— WHAT IS REQUIRED —
Keep pictures out. Copy exactly the lines from the one containing "Clone this chart in Plotly." to the one containing "default body margin", endpoints included.

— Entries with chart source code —
— START —
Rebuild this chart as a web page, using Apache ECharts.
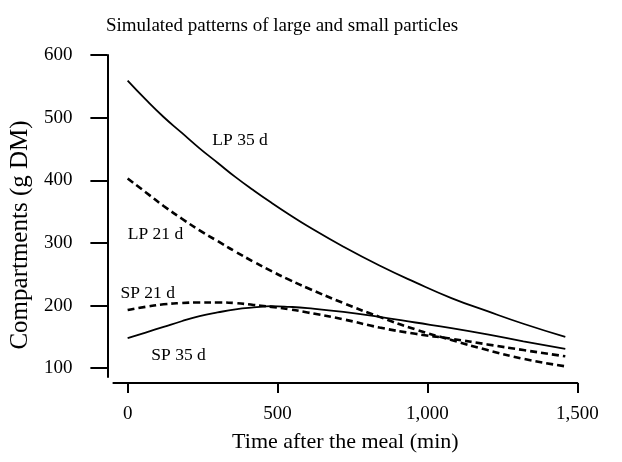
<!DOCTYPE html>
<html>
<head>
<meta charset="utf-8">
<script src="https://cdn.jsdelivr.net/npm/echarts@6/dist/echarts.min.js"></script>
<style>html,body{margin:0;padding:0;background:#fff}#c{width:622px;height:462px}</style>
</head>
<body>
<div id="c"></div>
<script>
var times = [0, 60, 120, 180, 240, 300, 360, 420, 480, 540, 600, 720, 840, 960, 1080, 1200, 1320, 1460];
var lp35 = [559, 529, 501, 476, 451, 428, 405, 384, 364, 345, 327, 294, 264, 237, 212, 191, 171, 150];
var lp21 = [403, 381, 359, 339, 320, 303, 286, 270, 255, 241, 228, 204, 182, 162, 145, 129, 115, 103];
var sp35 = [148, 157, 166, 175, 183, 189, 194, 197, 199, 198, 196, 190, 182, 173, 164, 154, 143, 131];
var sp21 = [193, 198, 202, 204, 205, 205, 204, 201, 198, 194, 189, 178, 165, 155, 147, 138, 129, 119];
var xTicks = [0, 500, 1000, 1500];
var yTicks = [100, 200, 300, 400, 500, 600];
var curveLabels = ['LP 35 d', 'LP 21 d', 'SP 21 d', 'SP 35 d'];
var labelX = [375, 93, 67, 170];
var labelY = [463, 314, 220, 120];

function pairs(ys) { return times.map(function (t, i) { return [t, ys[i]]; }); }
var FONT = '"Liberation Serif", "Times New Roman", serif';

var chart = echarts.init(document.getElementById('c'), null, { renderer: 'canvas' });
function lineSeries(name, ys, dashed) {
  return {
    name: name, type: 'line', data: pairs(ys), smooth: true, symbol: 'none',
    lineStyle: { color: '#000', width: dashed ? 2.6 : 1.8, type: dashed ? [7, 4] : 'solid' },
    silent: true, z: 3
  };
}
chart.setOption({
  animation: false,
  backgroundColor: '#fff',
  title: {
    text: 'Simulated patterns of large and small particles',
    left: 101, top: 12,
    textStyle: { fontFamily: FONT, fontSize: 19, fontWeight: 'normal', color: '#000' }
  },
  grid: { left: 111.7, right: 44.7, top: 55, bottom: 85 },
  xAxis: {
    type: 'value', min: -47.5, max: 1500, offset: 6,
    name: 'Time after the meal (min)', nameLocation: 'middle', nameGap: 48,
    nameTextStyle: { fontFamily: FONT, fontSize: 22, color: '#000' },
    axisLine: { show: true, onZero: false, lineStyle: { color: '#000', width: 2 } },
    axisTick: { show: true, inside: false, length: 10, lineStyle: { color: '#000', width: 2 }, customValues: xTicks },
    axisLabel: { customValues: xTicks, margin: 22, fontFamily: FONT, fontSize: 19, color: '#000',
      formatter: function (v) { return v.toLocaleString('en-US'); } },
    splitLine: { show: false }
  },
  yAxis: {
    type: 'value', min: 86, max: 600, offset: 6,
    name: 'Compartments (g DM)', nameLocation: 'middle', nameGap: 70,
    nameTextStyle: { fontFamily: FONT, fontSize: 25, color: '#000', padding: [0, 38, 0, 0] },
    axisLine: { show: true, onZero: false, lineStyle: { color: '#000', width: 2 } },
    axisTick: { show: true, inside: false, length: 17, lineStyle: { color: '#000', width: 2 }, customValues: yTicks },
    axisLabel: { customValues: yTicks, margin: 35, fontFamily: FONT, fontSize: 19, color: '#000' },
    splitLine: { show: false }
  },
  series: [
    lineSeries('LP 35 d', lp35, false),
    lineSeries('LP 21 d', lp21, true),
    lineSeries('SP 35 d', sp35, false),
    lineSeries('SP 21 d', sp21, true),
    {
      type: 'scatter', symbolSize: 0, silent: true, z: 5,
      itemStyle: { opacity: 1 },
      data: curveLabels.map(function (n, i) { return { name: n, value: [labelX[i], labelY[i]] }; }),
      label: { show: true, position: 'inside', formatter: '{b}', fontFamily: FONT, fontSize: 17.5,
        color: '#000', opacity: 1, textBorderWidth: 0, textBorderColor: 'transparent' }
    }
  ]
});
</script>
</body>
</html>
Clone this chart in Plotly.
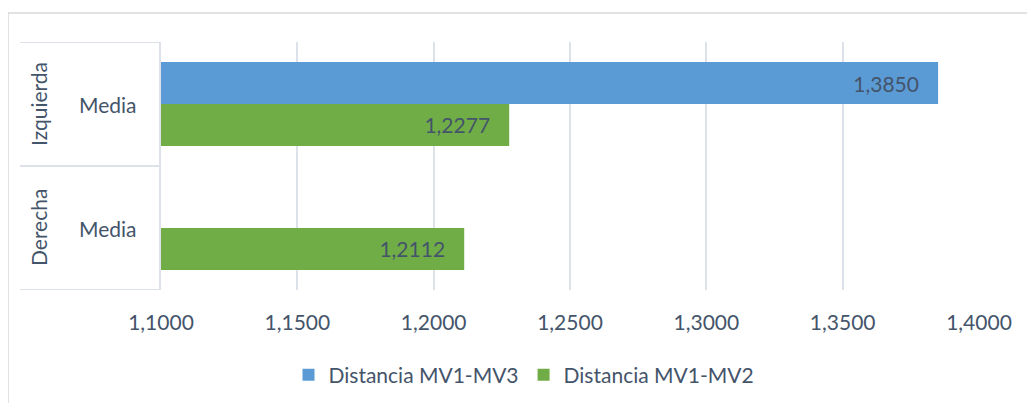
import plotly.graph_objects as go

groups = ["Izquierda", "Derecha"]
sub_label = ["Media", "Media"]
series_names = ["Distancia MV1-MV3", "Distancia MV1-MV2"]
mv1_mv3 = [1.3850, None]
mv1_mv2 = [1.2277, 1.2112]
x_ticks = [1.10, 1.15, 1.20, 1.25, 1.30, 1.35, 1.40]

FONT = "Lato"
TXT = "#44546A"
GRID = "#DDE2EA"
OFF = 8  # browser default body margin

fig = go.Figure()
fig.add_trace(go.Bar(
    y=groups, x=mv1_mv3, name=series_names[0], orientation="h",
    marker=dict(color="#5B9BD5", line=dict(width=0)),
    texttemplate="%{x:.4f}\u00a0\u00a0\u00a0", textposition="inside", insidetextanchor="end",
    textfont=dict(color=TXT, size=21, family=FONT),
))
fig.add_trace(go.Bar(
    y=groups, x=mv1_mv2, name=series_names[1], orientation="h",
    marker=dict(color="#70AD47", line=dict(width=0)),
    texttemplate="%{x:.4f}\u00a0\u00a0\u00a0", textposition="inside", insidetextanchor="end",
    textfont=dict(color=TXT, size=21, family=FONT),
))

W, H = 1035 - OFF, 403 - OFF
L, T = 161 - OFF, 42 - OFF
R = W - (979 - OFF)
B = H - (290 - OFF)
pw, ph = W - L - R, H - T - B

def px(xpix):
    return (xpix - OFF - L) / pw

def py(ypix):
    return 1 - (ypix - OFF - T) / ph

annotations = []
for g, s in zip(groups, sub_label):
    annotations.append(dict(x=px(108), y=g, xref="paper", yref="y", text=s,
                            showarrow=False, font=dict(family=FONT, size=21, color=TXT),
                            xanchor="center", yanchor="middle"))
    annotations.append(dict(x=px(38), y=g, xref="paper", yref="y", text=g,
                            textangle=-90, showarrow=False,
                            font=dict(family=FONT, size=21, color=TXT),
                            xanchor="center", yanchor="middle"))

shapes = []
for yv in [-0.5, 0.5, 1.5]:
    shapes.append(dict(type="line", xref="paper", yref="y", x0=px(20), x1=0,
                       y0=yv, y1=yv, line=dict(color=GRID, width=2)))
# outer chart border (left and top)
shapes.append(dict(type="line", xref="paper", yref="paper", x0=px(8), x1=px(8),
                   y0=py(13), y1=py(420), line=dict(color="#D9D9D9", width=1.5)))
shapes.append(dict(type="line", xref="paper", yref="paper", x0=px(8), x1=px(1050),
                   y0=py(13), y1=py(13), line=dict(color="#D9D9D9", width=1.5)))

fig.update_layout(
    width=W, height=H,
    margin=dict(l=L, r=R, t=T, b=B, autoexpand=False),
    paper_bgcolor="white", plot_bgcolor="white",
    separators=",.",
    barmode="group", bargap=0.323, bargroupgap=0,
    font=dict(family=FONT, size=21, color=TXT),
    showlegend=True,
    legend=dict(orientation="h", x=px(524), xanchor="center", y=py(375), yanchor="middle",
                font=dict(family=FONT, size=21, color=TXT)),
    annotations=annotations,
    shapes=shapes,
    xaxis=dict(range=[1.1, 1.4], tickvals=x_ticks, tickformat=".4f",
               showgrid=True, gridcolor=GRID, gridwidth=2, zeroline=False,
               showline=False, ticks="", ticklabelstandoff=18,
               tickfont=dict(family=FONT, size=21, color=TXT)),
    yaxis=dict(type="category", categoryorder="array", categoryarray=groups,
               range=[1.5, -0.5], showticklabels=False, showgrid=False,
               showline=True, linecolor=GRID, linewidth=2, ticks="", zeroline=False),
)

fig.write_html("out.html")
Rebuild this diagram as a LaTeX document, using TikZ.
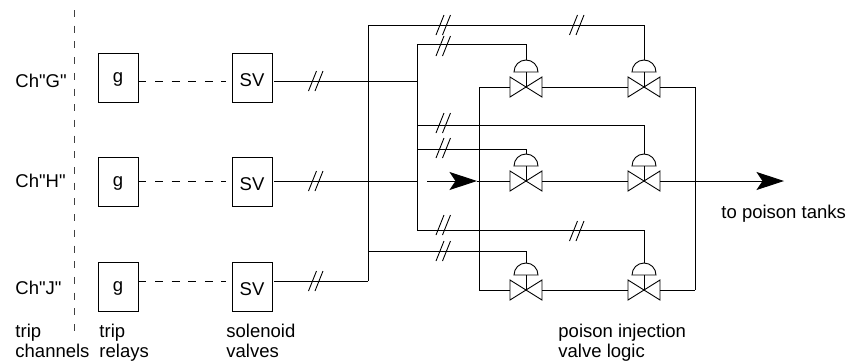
— END —
— RESPONSE TO THE EXERCISE —
Clone this chart in Plotly.
import plotly.graph_objects as go

groups = ["Izquierda", "Derecha"]
sub_label = ["Media", "Media"]
series_names = ["Distancia MV1-MV3", "Distancia MV1-MV2"]
mv1_mv3 = [1.3850, None]
mv1_mv2 = [1.2277, 1.2112]
x_ticks = [1.10, 1.15, 1.20, 1.25, 1.30, 1.35, 1.40]

FONT = "Lato"
TXT = "#44546A"
GRID = "#DDE2EA"
OFF = 8  # browser default body margin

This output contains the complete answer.